[TM] Stein’s lemma

This post is about Stein’s lemma, which first appeared in the landmark paper of Stein in 1981. This lemma is leads to Stein’s unbiased risk estimator and is useful for proving central limit theorems. It has also been called `Gaussian integration by parts’, which is in fact a high level description of the proof.

Lemma 1 (Stein’s lemma) If {y} follows the standard normal distribution, then

\displaystyle  \mathbb{E}\left[x f(x) \right] = \mathbb{E}\left[f'(x)\right],

if the expectations are well-defined.

Proof: If {f} is `nice’, then

\displaystyle  \begin{array}{rcl}  \mathbb{E}\left[f'(x)\right] &=& \int_{-\infty}^{\infty} f'(x) \frac{\exp(-x^2/2)}{\sqrt{2\pi}} dx\\ &=& 0 - \int_{-\infty}^{\infty} f(x) \left(-x \frac{\exp(-x^2/2)}{\sqrt{2\pi}} \right) dx \\ &=& \mathbb{E}\left[x f(x)\right]. \end{array}


It is also convinient to denote {\phi(x)} as the standard Normal density and remember that

\displaystyle  \phi'(x) = -x \phi(x).

Stein’s lemma can be generalized to exponential family distributions. In particular, for multivariate normals, if {y \sim \mathrm{NVM}_{p}(\mu, \sigma^2 I)} and {\hat{\mu} = r(y)} is any differentiable estimator, then we have

\displaystyle  \textrm{cov}\left(\hat{\mu}_i, y_i\right) = \sigma^2 \mathbb{E}\left[\frac{\partial \hat{\mu}_i}{\partial y_i}\right].

This is Equation (12.56) in `Computer Age Statistical Inference’ by Efron and Hastie.

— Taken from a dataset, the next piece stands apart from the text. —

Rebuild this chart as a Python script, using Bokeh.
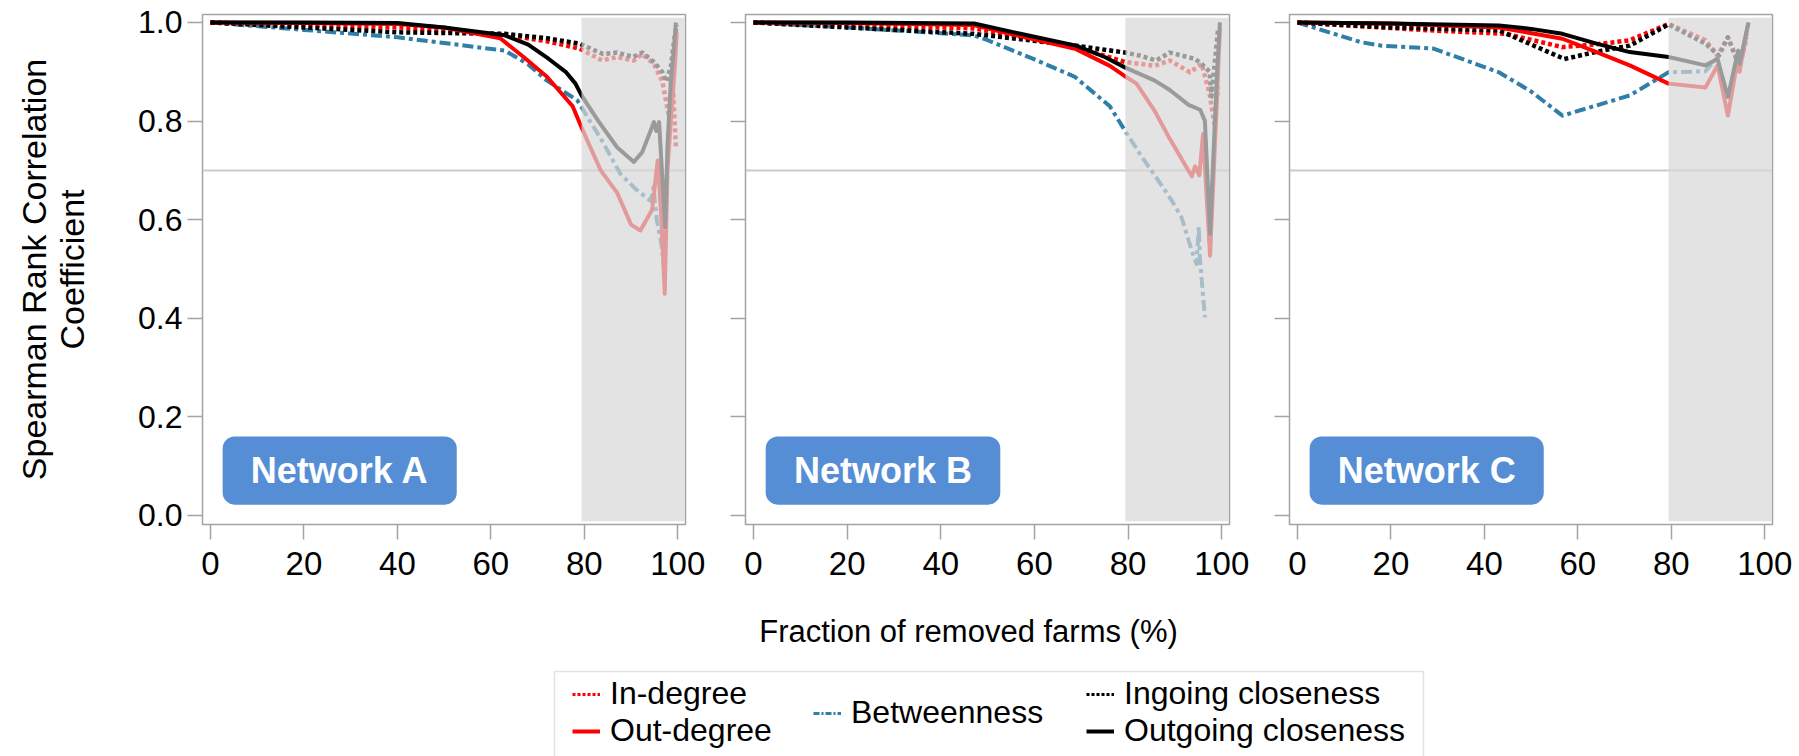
from bokeh.plotting import figure
from bokeh.layouts import column, row
from bokeh.models import (Range1d, FixedTicker, NumeralTickFormatter, Span,
                          BoxAnnotation, Label, Legend, LegendItem)
from bokeh.embed import file_html
from bokeh.resources import INLINE

FONT = "Liberation Sans"

# ---------------- data (fraction of removed farms %, Spearman rho) ----------------
# Network A
a_indeg_x = [0, 20, 40, 63, 72, 79, 83.8, 87, 90.6, 92.4, 94.9, 96.7, 97.5, 98.3, 99.0, 99.6]
a_indeg_y = [1.0, 0.995, 0.99, 0.975, 0.962, 0.947, 0.923, 0.93, 0.923, 0.936, 0.916, 0.88, 0.84, 0.80, 0.86, 0.745]
a_outdeg_x = [0, 20, 40, 50, 62, 67, 72, 77.5, 79.5, 83.5, 87, 90, 92, 94.5, 95.7, 96.5, 97.2, 97.8, 98.5, 99.3, 99.8]
a_outdeg_y = [1.0, 0.999, 0.997, 0.99, 0.968, 0.93, 0.89, 0.83, 0.785, 0.70, 0.655, 0.59, 0.578, 0.62, 0.72, 0.60, 0.45, 0.70, 0.80, 0.90, 0.98]
a_betw_x = [0, 20, 40, 63, 68, 72, 78.5, 83.8, 87.7, 91, 94.2, 94.8, 95.5, 96.5, 97.2]
a_betw_y = [1.0, 0.985, 0.97, 0.943, 0.915, 0.882, 0.842, 0.76, 0.693, 0.662, 0.638, 0.666, 0.60, 0.55, 0.49]
a_inclo_x = [0, 20, 40, 63, 72, 79, 84, 87, 90.5, 92.4, 95, 96.7, 97.5, 98.5, 99.3, 99.8]
a_inclo_y = [1.0, 0.99, 0.98, 0.977, 0.968, 0.957, 0.936, 0.939, 0.930, 0.939, 0.919, 0.899, 0.88, 0.91, 0.97, 0.995]
a_outclo_x = [0, 20, 40, 50, 63, 68, 72.4, 76, 78.1, 79.4, 83, 87, 90.6, 92.4, 94.2, 94.9, 95.4, 96.0, 96.6, 97.3, 97.8, 98.5, 99.2, 99.6]
a_outclo_y = [1.0, 1.0, 0.999, 0.99, 0.974, 0.955, 0.926, 0.90, 0.876, 0.852, 0.80, 0.747, 0.717, 0.737, 0.781, 0.798, 0.78, 0.798, 0.70, 0.585, 0.75, 0.88, 0.95, 1.0]

# Network B
b_indeg_x = [0, 20, 47, 68.9, 79.3, 85.7, 88.9, 93.2, 95.7, 97.4, 98.5, 99.2]
b_indeg_y = [1.0, 0.995, 0.988, 0.95, 0.92, 0.912, 0.923, 0.899, 0.916, 0.855, 0.79, 0.87]
b_outdeg_x = [0, 20, 47, 58, 68.9, 76.1, 79.3, 81.8, 85.7, 88.9, 93.6, 94.3, 95.2, 96.0, 97.5, 98.3, 99.0, 99.6]
b_outdeg_y = [1.0, 0.999, 0.995, 0.97, 0.946, 0.912, 0.891, 0.876, 0.82, 0.764, 0.688, 0.708, 0.69, 0.774, 0.527, 0.70, 0.85, 0.99]
b_betw_x = [0, 20, 47, 50, 60, 68.6, 76.1, 79.3, 82.9, 86.4, 89.3, 91.4, 93.6, 94.6, 95.1, 95.3, 96.4]
b_betw_y = [1.0, 0.99, 0.974, 0.964, 0.925, 0.89, 0.83, 0.781, 0.728, 0.68, 0.639, 0.605, 0.537, 0.51, 0.585, 0.525, 0.402]
b_inclo_x = [0, 20, 47, 68.9, 79.3, 82.4, 86, 88.9, 94.3, 95.7, 97.4, 97.8, 99.2]
b_inclo_y = [1.0, 0.99, 0.977, 0.953, 0.939, 0.933, 0.923, 0.939, 0.926, 0.916, 0.90, 0.85, 0.985]
b_outclo_x = [0, 20, 47.1, 58, 68.9, 75, 79.3, 85.7, 88.9, 92.9, 95.4, 96.4, 97.5, 98.3, 99.0, 99.6]
b_outclo_y = [1.0, 1.0, 0.998, 0.975, 0.953, 0.93, 0.909, 0.882, 0.863, 0.833, 0.823, 0.80, 0.571, 0.75, 0.90, 1.0]

# Network C
c_indeg_x = [0, 28.4, 44.6, 56.7, 65.2, 71.1, 79.4, 87.3, 89.9, 92.1, 94.6, 96.1]
c_indeg_y = [1.0, 0.984, 0.977, 0.95, 0.957, 0.964, 0.997, 0.964, 0.933, 0.97, 0.913, 0.977]
c_outdeg_x = [0, 20, 43.1, 56.7, 64, 71.1, 79.4, 87.3, 89.9, 92.1, 94.3, 94.6, 96.5]
c_outdeg_y = [1.0, 0.998, 0.99, 0.967, 0.94, 0.913, 0.876, 0.868, 0.913, 0.811, 0.93, 0.90, 1.0]
c_betw_x = [0, 13.6, 18.0, 29.1, 43.1, 50, 56.7, 71.1, 79.4, 87.3, 89.9]
c_betw_y = [1.0, 0.96, 0.953, 0.947, 0.899, 0.86, 0.811, 0.852, 0.899, 0.901, 0.93]
c_inclo_x = [0, 20, 43.1, 57.1, 65.2, 71.1, 79.4, 87.3, 90.2, 92.1, 94.6, 96.1]
c_inclo_y = [1.0, 0.99, 0.984, 0.926, 0.943, 0.953, 0.996, 0.957, 0.933, 0.97, 0.91, 0.97]
c_outclo_x = [0, 20, 43.1, 50, 56.7, 64, 71.1, 79.4, 87.3, 89.9, 92.1, 94.3, 94.6, 96.5]
c_outclo_y = [1.0, 0.998, 0.994, 0.987, 0.977, 0.957, 0.94, 0.93, 0.913, 0.926, 0.849, 0.943, 0.916, 1.0]

network_names = ["Network A", "Network B", "Network C"]
series_labels = ["In-degree", "Out-degree", "Betweenness", "Ingoing closeness", "Outgoing closeness"]
x_ticks = [0, 20, 40, 60, 80, 100]
y_ticks = [0.0, 0.2, 0.4, 0.6, 0.8, 1.0]
threshold = 0.7
shade_start = 79.4

# ---------------- styles ----------------
RED = "#FF0000"
BLACK = "#000000"
BLUE = "#2F7FA8"
styles = {
    "In-degree": dict(line_color=RED, line_width=4.5, line_dash="4 3"),
    "Out-degree": dict(line_color=RED, line_width=4),
    "Betweenness": dict(line_color=BLUE, line_width=4, line_dash="11 4 4 4"),
    "Ingoing closeness": dict(line_color=BLACK, line_width=4.5, line_dash="4 3"),
    "Outgoing closeness": dict(line_color=BLACK, line_width=4),
}
draw_order = ["Betweenness", "In-degree", "Ingoing closeness", "Out-degree", "Outgoing closeness"]

panels = [
    {"In-degree": (a_indeg_x, a_indeg_y), "Out-degree": (a_outdeg_x, a_outdeg_y),
     "Betweenness": (a_betw_x, a_betw_y), "Ingoing closeness": (a_inclo_x, a_inclo_y),
     "Outgoing closeness": (a_outclo_x, a_outclo_y)},
    {"In-degree": (b_indeg_x, b_indeg_y), "Out-degree": (b_outdeg_x, b_outdeg_y),
     "Betweenness": (b_betw_x, b_betw_y), "Ingoing closeness": (b_inclo_x, b_inclo_y),
     "Outgoing closeness": (b_outclo_x, b_outclo_y)},
    {"In-degree": (c_indeg_x, c_indeg_y), "Out-degree": (c_outdeg_x, c_outdeg_y),
     "Betweenness": (c_betw_x, c_betw_y), "Ingoing closeness": (c_inclo_x, c_inclo_y),
     "Outgoing closeness": (c_outclo_x, c_outclo_y)},
]

borders = [(202, 30), (30, 30), (30, 20)]
frame_widths = [483, 484, 483]
AX_GRAY = "#A3A3A3"

figs = []
for i, (data, name) in enumerate(zip(panels, network_names)):
    bl, br = borders[i]
    p = figure(frame_width=frame_widths[i], frame_height=510,
               x_range=Range1d(-1.71, 101.65), y_range=Range1d(-0.0183, 1.0162),
               min_border_left=bl, min_border_right=br, min_border_top=14, min_border_bottom=70,
               output_backend="svg", toolbar_location=None)
    p.grid.visible = False
    p.outline_line_color = AX_GRAY
    p.outline_line_width = 1.5
    p.background_fill_color = "white"
    p.border_fill_color = "white"

    p.add_layout(Span(location=threshold, dimension="width", line_color="#CBCBCB",
                      line_width=2, level="underlay"))

    for key in draw_order:
        xs, ys = data[key]
        p.line(xs, ys, line_cap="butt", line_join="round", **styles[key])

    # shaded region overlay (x >= 80 %)
    p.add_layout(BoxAnnotation(left=shade_start, right=101.45, bottom=-0.0116, top=1.0095,
                               fill_color=(216, 216, 216), fill_alpha=0.714, line_color=None))

    # network label
    p.add_layout(BoxAnnotation(left=2.6, right=52.7, bottom=0.022, top=0.160,
                               fill_color="#558ED5", fill_alpha=1.0, line_color=None,
                               border_radius=12))
    p.add_layout(Label(x=27.65, y=0.091, text=name, text_align="center", text_baseline="middle",
                       text_color="white", text_font=FONT, text_font_style="bold",
                       text_font_size="36px"))

    xa = p.xaxis[0]
    xa.ticker = FixedTicker(ticks=x_ticks)
    xa.minor_tick_line_color = None
    xa.major_tick_in = 0
    xa.major_tick_out = 15
    xa.major_tick_line_color = AX_GRAY
    xa.major_tick_line_width = 1.5
    xa.axis_line_color = None
    xa.major_label_text_font = FONT
    xa.major_label_text_font_size = "33px"
    xa.major_label_text_color = "#000000"
    xa.major_label_standoff = 12

    ya = p.yaxis[0]
    ya.ticker = FixedTicker(ticks=y_ticks)
    ya.formatter = NumeralTickFormatter(format="0.0")
    ya.minor_tick_line_color = None
    ya.major_tick_in = 0
    ya.major_tick_out = 15
    ya.major_tick_line_color = AX_GRAY
    ya.major_tick_line_width = 1.5
    ya.axis_line_color = None
    if i == 0:
        ya.major_label_text_font = FONT
        ya.major_label_text_font_size = "32px"
        ya.major_label_text_color = "#000000"
        ya.major_label_standoff = 5
        ya.axis_label = "Spearman Rank Correlation\nCoefficient"
        ya.axis_label_text_font = FONT
        ya.axis_label_text_font_size = "34px"
        ya.axis_label_text_font_style = "normal"
        ya.axis_label_text_color = "#000000"
        ya.axis_label_text_line_height = 1.0
        ya.axis_label_standoff = 44
    else:
        ya.major_label_text_font_size = "1px"
        ya.major_label_text_color = None
        ya.major_label_standoff = 0
    figs.append(p)

# ---------------- bottom: x title + legend ----------------
BW, BH = 1792, 162
bot = figure(width=BW, height=BH, x_range=Range1d(0, BW), y_range=Range1d(0, BH),
             min_border=0, output_backend="svg", toolbar_location=None)
bot.axis.visible = False
bot.grid.visible = False
bot.outline_line_color = None

bot.add_layout(Label(x=968, y=125, text="Fraction of removed farms (%)", text_align="center",
                     text_baseline="middle", text_font=FONT, text_font_size="31px",
                     text_color="#000000"))
bot.add_layout(BoxAnnotation(left=554, right=1423, top=85, bottom=-40, fill_color=None,
                             line_color="#A0A0A0", line_width=1.5))

leg_styles = {
    "In-degree": dict(line_color=RED, line_width=3, line_dash="3 2"),
    "Out-degree": dict(line_color=RED, line_width=4),
    "Betweenness": dict(line_color=BLUE, line_width=3, line_dash="6 2 2 2"),
    "Ingoing closeness": dict(line_color=BLACK, line_width=3, line_dash="3 2"),
    "Outgoing closeness": dict(line_color=BLACK, line_width=4),
}
nan = float("nan")
rend = {k: bot.line([nan], [nan], **v) for k, v in leg_styles.items()}

def mk_legend(keys, loc):
    lg = Legend(items=[LegendItem(label=k, renderers=[rend[k]]) for k in keys], location=loc,
                orientation="vertical", padding=0, margin=0, spacing=0,
                glyph_width=28, glyph_height=36, label_height=36, label_standoff=10,
                label_text_font=FONT, label_text_font_size="32px", label_text_color="#000000",
                border_line_color=None, background_fill_alpha=0)
    bot.add_layout(lg, "center")

mk_legend(["In-degree", "Out-degree"], (572, 7))
mk_legend(["Betweenness"], (813, 25))
mk_legend(["Ingoing closeness", "Outgoing closeness"], (1086, 7))

layout = column(row(*figs, spacing=0), bot, spacing=0)
open("out.html", "w").write(file_html(layout, INLINE))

This post is the second in the category `trivial matters’, where I formally write down some notes to myself about identities, tricks, and facts that I repeatedly use but (unfortunately) need to re-derive everytime I use them. Although these posts are short, they discuss important topics. The term `trivial matters’ is used as a sarcasm, because my blood boils everytime I see terms like `obviously’ or `it is trivial to show that …’ when I grade students’ homeworks.